YOUR TASK »
Write the listing below out again exactly, dropping the images.

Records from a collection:
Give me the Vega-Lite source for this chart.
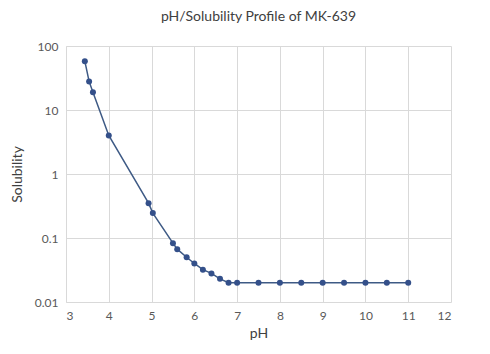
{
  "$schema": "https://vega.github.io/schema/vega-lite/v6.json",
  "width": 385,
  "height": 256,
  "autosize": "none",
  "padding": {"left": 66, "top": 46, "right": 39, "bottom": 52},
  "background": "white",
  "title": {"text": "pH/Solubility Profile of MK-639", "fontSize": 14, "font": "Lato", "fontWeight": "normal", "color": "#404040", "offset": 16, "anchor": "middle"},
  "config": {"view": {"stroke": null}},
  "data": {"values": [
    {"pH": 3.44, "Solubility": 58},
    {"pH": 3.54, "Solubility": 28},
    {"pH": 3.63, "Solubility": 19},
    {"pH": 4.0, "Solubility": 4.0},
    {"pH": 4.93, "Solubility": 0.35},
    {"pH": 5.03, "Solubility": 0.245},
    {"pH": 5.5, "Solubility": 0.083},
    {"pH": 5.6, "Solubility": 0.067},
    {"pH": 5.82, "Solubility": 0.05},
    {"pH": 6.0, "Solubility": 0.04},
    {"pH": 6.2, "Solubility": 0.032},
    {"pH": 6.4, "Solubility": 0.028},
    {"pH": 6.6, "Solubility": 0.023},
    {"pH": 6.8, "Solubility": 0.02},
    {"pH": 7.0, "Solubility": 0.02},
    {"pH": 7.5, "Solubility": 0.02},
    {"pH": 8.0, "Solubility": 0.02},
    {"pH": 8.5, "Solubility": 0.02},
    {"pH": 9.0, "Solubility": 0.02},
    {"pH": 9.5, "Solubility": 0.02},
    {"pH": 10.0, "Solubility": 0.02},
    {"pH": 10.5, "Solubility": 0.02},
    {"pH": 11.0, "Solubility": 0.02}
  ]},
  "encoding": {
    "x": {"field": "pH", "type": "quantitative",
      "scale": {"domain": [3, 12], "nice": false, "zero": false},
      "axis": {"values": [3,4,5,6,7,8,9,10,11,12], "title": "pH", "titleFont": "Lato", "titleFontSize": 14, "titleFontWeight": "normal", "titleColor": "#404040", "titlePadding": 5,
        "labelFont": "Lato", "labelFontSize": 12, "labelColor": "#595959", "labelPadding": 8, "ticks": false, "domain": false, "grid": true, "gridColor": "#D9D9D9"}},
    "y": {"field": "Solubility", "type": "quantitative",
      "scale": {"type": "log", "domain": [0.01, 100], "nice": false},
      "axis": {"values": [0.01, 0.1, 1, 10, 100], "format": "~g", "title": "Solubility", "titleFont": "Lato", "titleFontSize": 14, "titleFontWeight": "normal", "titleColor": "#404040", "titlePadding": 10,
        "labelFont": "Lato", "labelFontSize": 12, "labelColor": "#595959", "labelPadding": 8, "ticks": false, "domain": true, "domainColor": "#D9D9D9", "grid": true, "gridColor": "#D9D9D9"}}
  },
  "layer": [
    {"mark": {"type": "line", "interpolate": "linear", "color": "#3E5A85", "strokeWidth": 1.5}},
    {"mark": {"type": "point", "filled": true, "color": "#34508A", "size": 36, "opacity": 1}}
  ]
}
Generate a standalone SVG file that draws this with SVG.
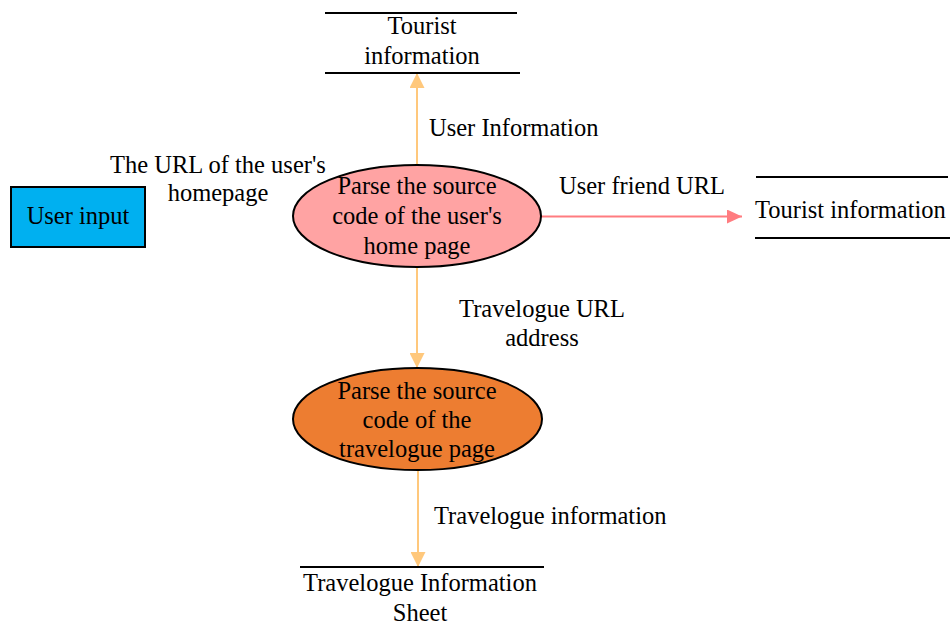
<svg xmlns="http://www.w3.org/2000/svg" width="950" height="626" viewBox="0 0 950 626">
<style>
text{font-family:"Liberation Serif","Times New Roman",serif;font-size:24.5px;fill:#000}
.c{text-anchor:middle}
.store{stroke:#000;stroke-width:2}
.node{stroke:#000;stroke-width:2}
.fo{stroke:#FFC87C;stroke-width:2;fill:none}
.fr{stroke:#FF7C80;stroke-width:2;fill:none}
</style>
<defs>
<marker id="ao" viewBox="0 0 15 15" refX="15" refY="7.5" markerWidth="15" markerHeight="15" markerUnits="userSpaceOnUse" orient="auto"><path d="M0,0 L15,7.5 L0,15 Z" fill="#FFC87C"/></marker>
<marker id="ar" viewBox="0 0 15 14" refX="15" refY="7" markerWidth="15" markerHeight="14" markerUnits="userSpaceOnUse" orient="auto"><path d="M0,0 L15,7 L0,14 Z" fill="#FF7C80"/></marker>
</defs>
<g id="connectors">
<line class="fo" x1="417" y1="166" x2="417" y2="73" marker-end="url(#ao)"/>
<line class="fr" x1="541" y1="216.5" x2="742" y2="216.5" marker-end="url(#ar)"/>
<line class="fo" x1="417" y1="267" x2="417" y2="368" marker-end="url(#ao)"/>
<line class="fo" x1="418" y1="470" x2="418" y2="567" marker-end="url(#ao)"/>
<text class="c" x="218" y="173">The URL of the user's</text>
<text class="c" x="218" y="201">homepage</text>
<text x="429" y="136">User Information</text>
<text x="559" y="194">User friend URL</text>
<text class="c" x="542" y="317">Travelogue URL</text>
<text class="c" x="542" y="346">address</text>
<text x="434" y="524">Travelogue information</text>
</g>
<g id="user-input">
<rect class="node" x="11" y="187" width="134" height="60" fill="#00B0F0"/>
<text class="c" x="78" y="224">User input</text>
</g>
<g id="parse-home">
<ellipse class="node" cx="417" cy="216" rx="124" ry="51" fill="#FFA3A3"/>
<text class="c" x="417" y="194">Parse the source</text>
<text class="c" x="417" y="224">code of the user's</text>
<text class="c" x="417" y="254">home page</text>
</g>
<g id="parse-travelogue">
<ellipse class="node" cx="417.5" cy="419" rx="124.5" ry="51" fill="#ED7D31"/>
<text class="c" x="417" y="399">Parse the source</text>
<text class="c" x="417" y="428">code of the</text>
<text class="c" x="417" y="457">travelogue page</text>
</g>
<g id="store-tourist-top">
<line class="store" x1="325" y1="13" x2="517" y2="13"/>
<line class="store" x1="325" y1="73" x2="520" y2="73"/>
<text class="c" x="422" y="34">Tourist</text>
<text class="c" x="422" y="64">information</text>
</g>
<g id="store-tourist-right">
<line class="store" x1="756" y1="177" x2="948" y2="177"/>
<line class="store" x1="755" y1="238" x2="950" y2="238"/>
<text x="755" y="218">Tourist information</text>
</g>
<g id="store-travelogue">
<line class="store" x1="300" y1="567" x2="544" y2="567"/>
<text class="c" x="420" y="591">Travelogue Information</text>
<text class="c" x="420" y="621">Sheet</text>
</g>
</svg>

FULL ANSWER »
Give me the Vega-Lite source for this chart.
{
  "$schema": "https://vega.github.io/schema/vega-lite/v6.json",
  "width": 385,
  "height": 256,
  "autosize": "none",
  "padding": {"left": 66, "top": 46, "right": 39, "bottom": 52},
  "background": "white",
  "title": {"text": "pH/Solubility Profile of MK-639", "fontSize": 14, "font": "Lato", "fontWeight": "normal", "color": "#404040", "offset": 16, "anchor": "middle"},
  "config": {"view": {"stroke": null}},
  "data": {"values": [
    {"pH": 3.44, "Solubility": 58},
    {"pH": 3.54, "Solubility": 28},
    {"pH": 3.63, "Solubility": 19},
    {"pH": 4.0, "Solubility": 4.0},
    {"pH": 4.93, "Solubility": 0.35},
    {"pH": 5.03, "Solubility": 0.245},
    {"pH": 5.5, "Solubility": 0.083},
    {"pH": 5.6, "Solubility": 0.067},
    {"pH": 5.82, "Solubility": 0.05},
    {"pH": 6.0, "Solubility": 0.04},
    {"pH": 6.2, "Solubility": 0.032},
    {"pH": 6.4, "Solubility": 0.028},
    {"pH": 6.6, "Solubility": 0.023},
    {"pH": 6.8, "Solubility": 0.02},
    {"pH": 7.0, "Solubility": 0.02},
    {"pH": 7.5, "Solubility": 0.02},
    {"pH": 8.0, "Solubility": 0.02},
    {"pH": 8.5, "Solubility": 0.02},
    {"pH": 9.0, "Solubility": 0.02},
    {"pH": 9.5, "Solubility": 0.02},
    {"pH": 10.0, "Solubility": 0.02},
    {"pH": 10.5, "Solubility": 0.02},
    {"pH": 11.0, "Solubility": 0.02}
  ]},
  "encoding": {
    "x": {"field": "pH", "type": "quantitative",
      "scale": {"domain": [3, 12], "nice": false, "zero": false},
      "axis": {"values": [3,4,5,6,7,8,9,10,11,12], "title": "pH", "titleFont": "Lato", "titleFontSize": 14, "titleFontWeight": "normal", "titleColor": "#404040", "titlePadding": 5,
        "labelFont": "Lato", "labelFontSize": 12, "labelColor": "#595959", "labelPadding": 8, "ticks": false, "domain": false, "grid": true, "gridColor": "#D9D9D9"}},
    "y": {"field": "Solubility", "type": "quantitative",
      "scale": {"type": "log", "domain": [0.01, 100], "nice": false},
      "axis": {"values": [0.01, 0.1, 1, 10, 100], "format": "~g", "title": "Solubility", "titleFont": "Lato", "titleFontSize": 14, "titleFontWeight": "normal", "titleColor": "#404040", "titlePadding": 10,
        "labelFont": "Lato", "labelFontSize": 12, "labelColor": "#595959", "labelPadding": 8, "ticks": false, "domain": true, "domainColor": "#D9D9D9", "grid": true, "gridColor": "#D9D9D9"}}
  },
  "layer": [
    {"mark": {"type": "line", "interpolate": "linear", "color": "#3E5A85", "strokeWidth": 1.5}},
    {"mark": {"type": "point", "filled": true, "color": "#34508A", "size": 36, "opacity": 1}}
  ]
}
Generate a standalone SVG file that draws this with SVG.
<svg xmlns="http://www.w3.org/2000/svg" width="950" height="626" viewBox="0 0 950 626">
<style>
text{font-family:"Liberation Serif","Times New Roman",serif;font-size:24.5px;fill:#000}
.c{text-anchor:middle}
.store{stroke:#000;stroke-width:2}
.node{stroke:#000;stroke-width:2}
.fo{stroke:#FFC87C;stroke-width:2;fill:none}
.fr{stroke:#FF7C80;stroke-width:2;fill:none}
</style>
<defs>
<marker id="ao" viewBox="0 0 15 15" refX="15" refY="7.5" markerWidth="15" markerHeight="15" markerUnits="userSpaceOnUse" orient="auto"><path d="M0,0 L15,7.5 L0,15 Z" fill="#FFC87C"/></marker>
<marker id="ar" viewBox="0 0 15 14" refX="15" refY="7" markerWidth="15" markerHeight="14" markerUnits="userSpaceOnUse" orient="auto"><path d="M0,0 L15,7 L0,14 Z" fill="#FF7C80"/></marker>
</defs>
<g id="connectors">
<line class="fo" x1="417" y1="166" x2="417" y2="73" marker-end="url(#ao)"/>
<line class="fr" x1="541" y1="216.5" x2="742" y2="216.5" marker-end="url(#ar)"/>
<line class="fo" x1="417" y1="267" x2="417" y2="368" marker-end="url(#ao)"/>
<line class="fo" x1="418" y1="470" x2="418" y2="567" marker-end="url(#ao)"/>
<text class="c" x="218" y="173">The URL of the user's</text>
<text class="c" x="218" y="201">homepage</text>
<text x="429" y="136">User Information</text>
<text x="559" y="194">User friend URL</text>
<text class="c" x="542" y="317">Travelogue URL</text>
<text class="c" x="542" y="346">address</text>
<text x="434" y="524">Travelogue information</text>
</g>
<g id="user-input">
<rect class="node" x="11" y="187" width="134" height="60" fill="#00B0F0"/>
<text class="c" x="78" y="224">User input</text>
</g>
<g id="parse-home">
<ellipse class="node" cx="417" cy="216" rx="124" ry="51" fill="#FFA3A3"/>
<text class="c" x="417" y="194">Parse the source</text>
<text class="c" x="417" y="224">code of the user's</text>
<text class="c" x="417" y="254">home page</text>
</g>
<g id="parse-travelogue">
<ellipse class="node" cx="417.5" cy="419" rx="124.5" ry="51" fill="#ED7D31"/>
<text class="c" x="417" y="399">Parse the source</text>
<text class="c" x="417" y="428">code of the</text>
<text class="c" x="417" y="457">travelogue page</text>
</g>
<g id="store-tourist-top">
<line class="store" x1="325" y1="13" x2="517" y2="13"/>
<line class="store" x1="325" y1="73" x2="520" y2="73"/>
<text class="c" x="422" y="34">Tourist</text>
<text class="c" x="422" y="64">information</text>
</g>
<g id="store-tourist-right">
<line class="store" x1="756" y1="177" x2="948" y2="177"/>
<line class="store" x1="755" y1="238" x2="950" y2="238"/>
<text x="755" y="218">Tourist information</text>
</g>
<g id="store-travelogue">
<line class="store" x1="300" y1="567" x2="544" y2="567"/>
<text class="c" x="420" y="591">Travelogue Information</text>
<text class="c" x="420" y="621">Sheet</text>
</g>
</svg>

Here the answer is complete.